El asunto no es sencillo, y desde luego no puede quedar a merced de la demagogia. No estamos hablando de cargos hereditarios -la monarquía estaría en el extremo opuesto de la meritocracia-, ni de empresas familiares en que la herencia es la institución clave (y que no siempre da resultado, obviamente), ni siquiera de ese 1% de privilegiados que disponen del 30% del patrimonio nacional: en el restante 99%, la meritocracia es un desiderátum, un objetivo, inalcanzable en términos absolutos pero hacia el que debemos caminar colectivamente como horizonte político y social indeclinable.
No hay indicadores específicos que nos permitan evaluar el grado de meritocracia. Si acaso, debemos aproximarnos progresivamente mediante intuiciones que casen con los datos de que disponemos. Lo cierto es que la extensión de las clases medias en España y la aplicación oscilante de políticas de becas y ayudas han incrementado el número de universitarios procedentes de los estratos inferiores. Tanto ha sido así que el desprestigio de la mera formación profesional (por motivos no siempre racionales) ha distorsionado el mercado laboral, de manera que ha habido escasez de técnicos medios y exceso de graduados superiores, lo que produce un problema de sobrecualificación.
A pesar de la dificultad de medir la meritocracia, los sociólogos estudiosos de estas materias esgrimen algunos datos muy reveladores. Así por ejemplo, según los análisis de Save the Children sobre el Informe PISA 2018 referente a España, el 48,8% -prácticamente la mitad- de los alumnos pobres repiten curso al menos una vez a lo largo de su proceso educativo; en cambio, sólo el 8,9% de los alumnos ricos lo hacen. Puede decirse por tanto que, en nuestro país, los alumnos pobres tienen cuatro veces más posibilidades de repetir que los alumnos ricos con las mismas competencias. Ello se debe a múltiples razones bien identificables, como la mayor capacidad de presión de los alumnos ricos y sus padres sobre el profesorado, la posibilidad de ofrecer a los hijos clases de refuerzo, etc. No es, pues, extraño que la ley Celaá, que trata de avanzar en el terreno de la igualdad, sea remisa a la hora de permitir las repeticiones, que deberían evitarse a tiempo influyendo sobre el propio proceso educativo mediante una atención especial y discriminada positivamente.
Otro dato expresivo es del abandono escolar según la formación del progenitor: solo abandonan antes de tiempo el 3,6% de los hijos de madres universitarias, y en cambio lo hacen el 20% de aquellos alumnos cuyos padres no tienen estudios superiores.
Con este panorama a la vista, cualquier opción política honrada que se enfrente a la gestión de la educación tiene la obligación de trabajar en pro de la equidad en este terreno.
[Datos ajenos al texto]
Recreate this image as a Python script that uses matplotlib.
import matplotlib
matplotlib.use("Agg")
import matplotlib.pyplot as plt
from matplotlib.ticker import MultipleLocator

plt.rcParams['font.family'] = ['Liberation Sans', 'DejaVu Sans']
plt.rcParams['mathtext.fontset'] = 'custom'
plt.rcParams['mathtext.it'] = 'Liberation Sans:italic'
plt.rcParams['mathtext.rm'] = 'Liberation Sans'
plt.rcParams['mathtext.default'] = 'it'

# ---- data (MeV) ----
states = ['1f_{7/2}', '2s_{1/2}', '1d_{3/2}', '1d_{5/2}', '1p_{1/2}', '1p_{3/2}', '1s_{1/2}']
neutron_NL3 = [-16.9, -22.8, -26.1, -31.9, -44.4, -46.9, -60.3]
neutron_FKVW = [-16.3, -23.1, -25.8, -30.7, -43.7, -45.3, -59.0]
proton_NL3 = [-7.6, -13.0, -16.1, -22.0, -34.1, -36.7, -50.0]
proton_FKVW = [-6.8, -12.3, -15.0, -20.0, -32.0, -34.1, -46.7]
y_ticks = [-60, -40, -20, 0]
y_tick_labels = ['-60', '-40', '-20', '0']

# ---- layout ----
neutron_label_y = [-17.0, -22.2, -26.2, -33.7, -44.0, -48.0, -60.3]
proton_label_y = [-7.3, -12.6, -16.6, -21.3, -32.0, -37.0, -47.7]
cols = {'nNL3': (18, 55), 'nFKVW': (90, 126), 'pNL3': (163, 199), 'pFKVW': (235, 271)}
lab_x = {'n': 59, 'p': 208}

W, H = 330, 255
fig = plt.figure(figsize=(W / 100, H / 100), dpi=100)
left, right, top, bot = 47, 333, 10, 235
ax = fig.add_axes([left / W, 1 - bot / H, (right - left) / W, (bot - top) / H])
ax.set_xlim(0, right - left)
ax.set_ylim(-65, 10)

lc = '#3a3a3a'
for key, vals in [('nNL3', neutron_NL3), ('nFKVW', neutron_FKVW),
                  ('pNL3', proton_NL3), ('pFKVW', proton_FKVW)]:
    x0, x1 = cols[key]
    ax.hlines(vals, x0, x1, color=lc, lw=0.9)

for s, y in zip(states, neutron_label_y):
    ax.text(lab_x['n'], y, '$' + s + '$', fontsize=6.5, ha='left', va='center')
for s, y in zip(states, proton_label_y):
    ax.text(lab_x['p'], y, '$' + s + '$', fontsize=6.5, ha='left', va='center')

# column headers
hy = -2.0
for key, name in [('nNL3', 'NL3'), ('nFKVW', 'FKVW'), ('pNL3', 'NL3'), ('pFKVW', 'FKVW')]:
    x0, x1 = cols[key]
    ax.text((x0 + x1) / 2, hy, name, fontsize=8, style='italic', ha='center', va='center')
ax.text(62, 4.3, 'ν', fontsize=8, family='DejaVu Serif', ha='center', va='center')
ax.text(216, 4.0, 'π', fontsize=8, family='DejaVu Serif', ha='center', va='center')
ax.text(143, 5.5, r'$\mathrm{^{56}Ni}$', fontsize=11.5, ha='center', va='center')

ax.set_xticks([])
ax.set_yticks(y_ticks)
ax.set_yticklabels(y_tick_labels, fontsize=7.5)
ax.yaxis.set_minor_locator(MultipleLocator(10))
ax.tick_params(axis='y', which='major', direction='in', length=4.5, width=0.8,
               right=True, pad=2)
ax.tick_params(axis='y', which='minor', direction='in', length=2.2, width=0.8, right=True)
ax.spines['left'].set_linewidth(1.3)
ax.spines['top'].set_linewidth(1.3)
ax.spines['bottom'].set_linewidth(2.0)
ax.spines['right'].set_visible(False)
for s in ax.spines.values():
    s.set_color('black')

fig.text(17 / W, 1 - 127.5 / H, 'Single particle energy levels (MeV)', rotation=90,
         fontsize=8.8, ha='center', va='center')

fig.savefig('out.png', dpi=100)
A algunos, sin embargo, nos parece obvio que el logro de la meritocracia no llegará espontáneamente sino que requiere un cierto intervencionismo estatal. Ya que la escuela es la gran herramienta de construcción del futuro, las políticas educativas parecen esenciales a la hora de generar la igualdad de oportunidades.
Quizá por ello la socialdemocracia moderna, que no renuncia a un cierto grado de redistribución, apuesta por el criterio de proporcionar grandes servicios públicos universales y gratuitos como garantía de acceso igualitario al progreso y al bienestar. Si se consigue una formación potente, diferenciada, adaptada a las necesidades de cada escolar y de su entorno familiar, se habrá dado un gran paso hacia la integración de todos en un mundo en que la posición de cada uno dependa más del esfuerzo propio que de la cuna de la que se proviene.